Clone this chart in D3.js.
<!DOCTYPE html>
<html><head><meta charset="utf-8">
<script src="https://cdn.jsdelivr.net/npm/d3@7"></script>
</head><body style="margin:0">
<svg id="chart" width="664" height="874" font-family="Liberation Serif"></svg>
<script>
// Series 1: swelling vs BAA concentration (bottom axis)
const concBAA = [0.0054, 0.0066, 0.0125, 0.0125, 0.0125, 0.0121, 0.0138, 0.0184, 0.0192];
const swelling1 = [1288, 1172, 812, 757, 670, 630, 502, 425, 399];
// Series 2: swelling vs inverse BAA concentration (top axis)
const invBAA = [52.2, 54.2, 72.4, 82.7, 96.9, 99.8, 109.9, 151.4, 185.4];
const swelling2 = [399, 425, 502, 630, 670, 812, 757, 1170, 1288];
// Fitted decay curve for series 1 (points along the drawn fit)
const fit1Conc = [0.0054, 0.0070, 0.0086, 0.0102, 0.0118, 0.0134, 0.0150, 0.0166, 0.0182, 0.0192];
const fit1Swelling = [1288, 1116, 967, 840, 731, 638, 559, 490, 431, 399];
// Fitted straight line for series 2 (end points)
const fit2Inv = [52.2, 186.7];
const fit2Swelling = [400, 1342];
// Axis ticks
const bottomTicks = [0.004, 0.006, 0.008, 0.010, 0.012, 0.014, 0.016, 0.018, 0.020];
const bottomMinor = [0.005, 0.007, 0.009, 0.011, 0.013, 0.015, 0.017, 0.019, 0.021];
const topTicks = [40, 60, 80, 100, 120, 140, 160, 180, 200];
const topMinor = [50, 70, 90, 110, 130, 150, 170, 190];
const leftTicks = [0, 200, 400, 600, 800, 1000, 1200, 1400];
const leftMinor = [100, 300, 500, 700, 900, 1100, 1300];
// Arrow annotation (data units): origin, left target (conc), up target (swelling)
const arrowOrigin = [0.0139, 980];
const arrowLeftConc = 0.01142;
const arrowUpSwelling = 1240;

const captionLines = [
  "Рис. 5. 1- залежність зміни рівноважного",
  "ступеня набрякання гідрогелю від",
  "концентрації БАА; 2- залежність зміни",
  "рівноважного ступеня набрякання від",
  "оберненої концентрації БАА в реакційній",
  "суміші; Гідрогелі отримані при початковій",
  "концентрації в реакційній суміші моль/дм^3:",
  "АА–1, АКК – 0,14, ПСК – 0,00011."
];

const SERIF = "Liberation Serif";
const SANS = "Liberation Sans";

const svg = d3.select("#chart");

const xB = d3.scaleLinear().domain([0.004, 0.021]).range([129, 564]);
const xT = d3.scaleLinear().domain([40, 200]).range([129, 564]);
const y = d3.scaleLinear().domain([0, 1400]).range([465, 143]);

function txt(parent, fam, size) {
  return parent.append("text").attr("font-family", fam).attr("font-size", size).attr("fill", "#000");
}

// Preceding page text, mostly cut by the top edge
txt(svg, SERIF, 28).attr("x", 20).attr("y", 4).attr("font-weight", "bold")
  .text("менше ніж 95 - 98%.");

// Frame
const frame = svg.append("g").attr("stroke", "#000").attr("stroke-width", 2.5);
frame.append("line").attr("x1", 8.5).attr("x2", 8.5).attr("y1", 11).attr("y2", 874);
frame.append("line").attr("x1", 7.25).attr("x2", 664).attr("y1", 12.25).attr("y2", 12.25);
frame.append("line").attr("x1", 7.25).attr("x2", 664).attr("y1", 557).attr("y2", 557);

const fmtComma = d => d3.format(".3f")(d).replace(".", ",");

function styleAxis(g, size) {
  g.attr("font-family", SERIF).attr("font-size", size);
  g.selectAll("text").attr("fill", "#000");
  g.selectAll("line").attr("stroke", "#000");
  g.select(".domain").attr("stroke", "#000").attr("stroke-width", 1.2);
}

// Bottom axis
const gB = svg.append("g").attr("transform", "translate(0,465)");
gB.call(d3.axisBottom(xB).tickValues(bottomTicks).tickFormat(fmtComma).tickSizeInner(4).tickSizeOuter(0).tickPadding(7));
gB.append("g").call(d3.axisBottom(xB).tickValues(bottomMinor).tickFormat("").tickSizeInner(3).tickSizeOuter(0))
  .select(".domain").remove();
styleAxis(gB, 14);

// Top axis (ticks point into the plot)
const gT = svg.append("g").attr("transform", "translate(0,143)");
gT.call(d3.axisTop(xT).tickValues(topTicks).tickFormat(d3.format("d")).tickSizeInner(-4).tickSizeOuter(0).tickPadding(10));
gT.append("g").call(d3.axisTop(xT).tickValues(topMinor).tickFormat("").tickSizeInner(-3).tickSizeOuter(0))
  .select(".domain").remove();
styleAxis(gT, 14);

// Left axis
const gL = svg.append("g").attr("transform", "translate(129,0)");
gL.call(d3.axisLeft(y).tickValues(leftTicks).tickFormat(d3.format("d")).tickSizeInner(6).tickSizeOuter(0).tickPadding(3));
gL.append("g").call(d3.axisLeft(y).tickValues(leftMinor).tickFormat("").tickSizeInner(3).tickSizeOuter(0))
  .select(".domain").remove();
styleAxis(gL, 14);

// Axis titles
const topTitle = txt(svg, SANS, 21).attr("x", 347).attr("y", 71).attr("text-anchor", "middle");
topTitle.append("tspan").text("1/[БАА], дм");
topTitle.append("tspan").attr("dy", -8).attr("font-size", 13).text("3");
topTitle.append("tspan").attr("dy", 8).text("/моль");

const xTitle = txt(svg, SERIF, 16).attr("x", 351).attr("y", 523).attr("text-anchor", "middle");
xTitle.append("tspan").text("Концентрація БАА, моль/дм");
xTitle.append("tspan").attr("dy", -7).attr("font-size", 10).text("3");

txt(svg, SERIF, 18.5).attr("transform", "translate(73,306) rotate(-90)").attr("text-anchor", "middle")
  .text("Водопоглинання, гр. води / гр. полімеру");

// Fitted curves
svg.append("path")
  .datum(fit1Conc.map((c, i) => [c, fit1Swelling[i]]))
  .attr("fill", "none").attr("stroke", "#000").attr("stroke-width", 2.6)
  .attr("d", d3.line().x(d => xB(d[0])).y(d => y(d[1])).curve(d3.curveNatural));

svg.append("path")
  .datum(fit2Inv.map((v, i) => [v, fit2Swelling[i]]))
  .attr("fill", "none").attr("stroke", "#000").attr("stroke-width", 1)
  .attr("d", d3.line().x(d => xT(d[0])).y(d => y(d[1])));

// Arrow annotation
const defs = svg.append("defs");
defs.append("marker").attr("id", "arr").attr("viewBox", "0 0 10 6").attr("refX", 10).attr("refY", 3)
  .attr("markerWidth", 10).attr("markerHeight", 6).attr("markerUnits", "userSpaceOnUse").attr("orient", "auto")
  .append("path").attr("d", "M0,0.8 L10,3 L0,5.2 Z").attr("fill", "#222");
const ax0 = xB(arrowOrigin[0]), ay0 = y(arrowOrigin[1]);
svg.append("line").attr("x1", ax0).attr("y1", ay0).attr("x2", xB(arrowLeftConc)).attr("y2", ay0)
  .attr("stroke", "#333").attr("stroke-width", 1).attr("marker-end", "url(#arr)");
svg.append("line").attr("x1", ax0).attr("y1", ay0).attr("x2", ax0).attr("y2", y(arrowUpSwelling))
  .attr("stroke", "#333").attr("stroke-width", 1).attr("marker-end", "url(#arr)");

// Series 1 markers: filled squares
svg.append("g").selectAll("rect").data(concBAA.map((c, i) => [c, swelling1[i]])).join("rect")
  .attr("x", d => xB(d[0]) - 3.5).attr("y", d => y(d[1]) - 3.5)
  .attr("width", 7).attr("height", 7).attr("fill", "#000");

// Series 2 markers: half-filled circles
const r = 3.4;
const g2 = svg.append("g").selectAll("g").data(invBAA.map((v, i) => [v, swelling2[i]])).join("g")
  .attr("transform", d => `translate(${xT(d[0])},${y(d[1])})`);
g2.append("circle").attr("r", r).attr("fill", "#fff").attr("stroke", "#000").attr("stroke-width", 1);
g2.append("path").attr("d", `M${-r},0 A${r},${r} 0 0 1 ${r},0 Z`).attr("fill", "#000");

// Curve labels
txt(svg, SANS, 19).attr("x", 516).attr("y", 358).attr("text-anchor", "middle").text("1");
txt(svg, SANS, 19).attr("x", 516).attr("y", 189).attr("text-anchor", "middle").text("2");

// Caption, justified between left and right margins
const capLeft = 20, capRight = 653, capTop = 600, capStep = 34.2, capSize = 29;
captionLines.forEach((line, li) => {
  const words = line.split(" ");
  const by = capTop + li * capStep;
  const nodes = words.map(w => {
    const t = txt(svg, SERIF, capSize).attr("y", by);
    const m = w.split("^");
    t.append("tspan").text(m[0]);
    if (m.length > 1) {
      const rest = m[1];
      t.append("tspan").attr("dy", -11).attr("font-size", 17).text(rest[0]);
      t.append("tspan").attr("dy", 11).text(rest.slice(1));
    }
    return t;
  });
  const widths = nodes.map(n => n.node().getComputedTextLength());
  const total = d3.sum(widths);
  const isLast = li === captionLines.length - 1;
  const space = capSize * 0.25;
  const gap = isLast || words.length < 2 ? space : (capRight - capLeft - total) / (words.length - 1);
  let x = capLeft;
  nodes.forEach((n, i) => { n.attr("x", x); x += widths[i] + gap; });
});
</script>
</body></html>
☆ ☆ ☆ ☆ ☆
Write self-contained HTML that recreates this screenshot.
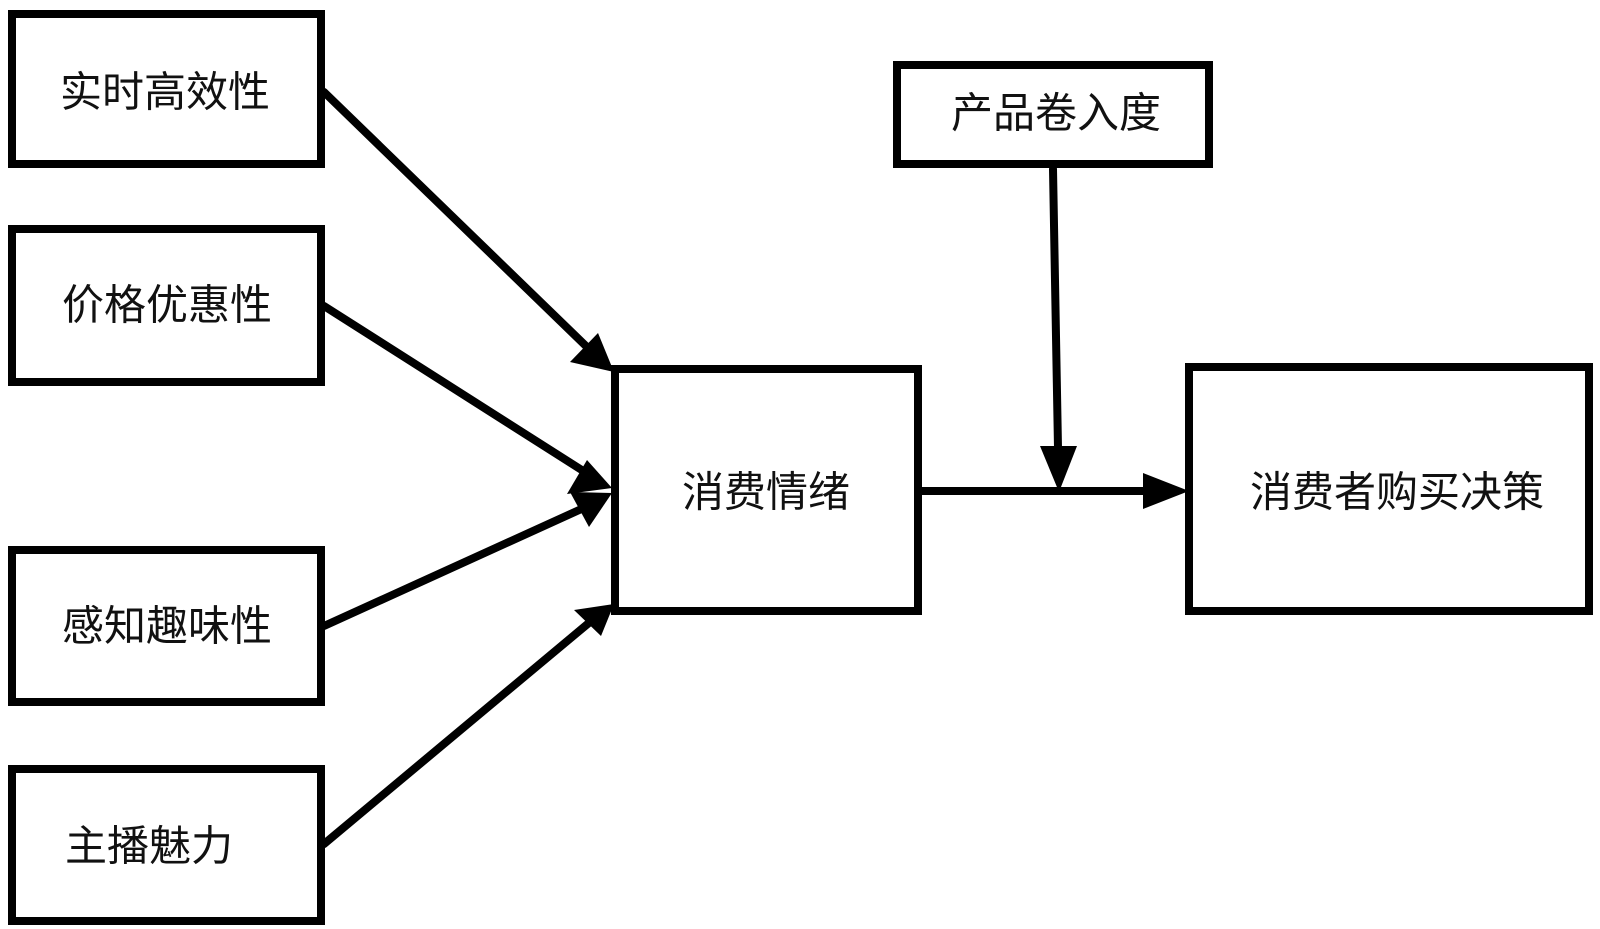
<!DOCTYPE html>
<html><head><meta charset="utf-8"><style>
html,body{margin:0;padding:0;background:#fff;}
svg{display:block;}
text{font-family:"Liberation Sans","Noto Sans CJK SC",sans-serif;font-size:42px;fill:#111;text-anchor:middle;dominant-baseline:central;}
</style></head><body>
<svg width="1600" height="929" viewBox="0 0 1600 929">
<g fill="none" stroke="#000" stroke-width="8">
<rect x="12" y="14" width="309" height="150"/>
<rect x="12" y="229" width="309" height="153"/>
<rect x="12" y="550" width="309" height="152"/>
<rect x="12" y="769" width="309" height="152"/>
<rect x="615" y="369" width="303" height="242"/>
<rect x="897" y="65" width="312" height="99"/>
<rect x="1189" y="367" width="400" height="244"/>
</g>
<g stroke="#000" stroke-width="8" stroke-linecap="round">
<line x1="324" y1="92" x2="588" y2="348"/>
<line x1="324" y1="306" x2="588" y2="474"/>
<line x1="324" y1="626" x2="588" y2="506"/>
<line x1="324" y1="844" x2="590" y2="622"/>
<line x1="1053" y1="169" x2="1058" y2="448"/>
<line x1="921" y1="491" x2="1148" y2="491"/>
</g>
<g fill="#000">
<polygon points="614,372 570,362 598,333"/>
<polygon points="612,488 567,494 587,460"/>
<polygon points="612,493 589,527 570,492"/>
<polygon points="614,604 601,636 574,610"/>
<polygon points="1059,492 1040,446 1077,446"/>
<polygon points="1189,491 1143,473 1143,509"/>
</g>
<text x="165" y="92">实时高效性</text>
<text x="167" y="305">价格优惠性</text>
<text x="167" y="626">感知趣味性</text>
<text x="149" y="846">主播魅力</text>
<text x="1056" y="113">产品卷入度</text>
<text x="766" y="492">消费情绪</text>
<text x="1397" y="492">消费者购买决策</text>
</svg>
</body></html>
☆ ☆ ☆ ☆ ☆
(Exercise): Take every line from the data that contains the word "this".

(Completed exercise):
Clone this chart in D3.js.
Write self-contained HTML that recreates this screenshot.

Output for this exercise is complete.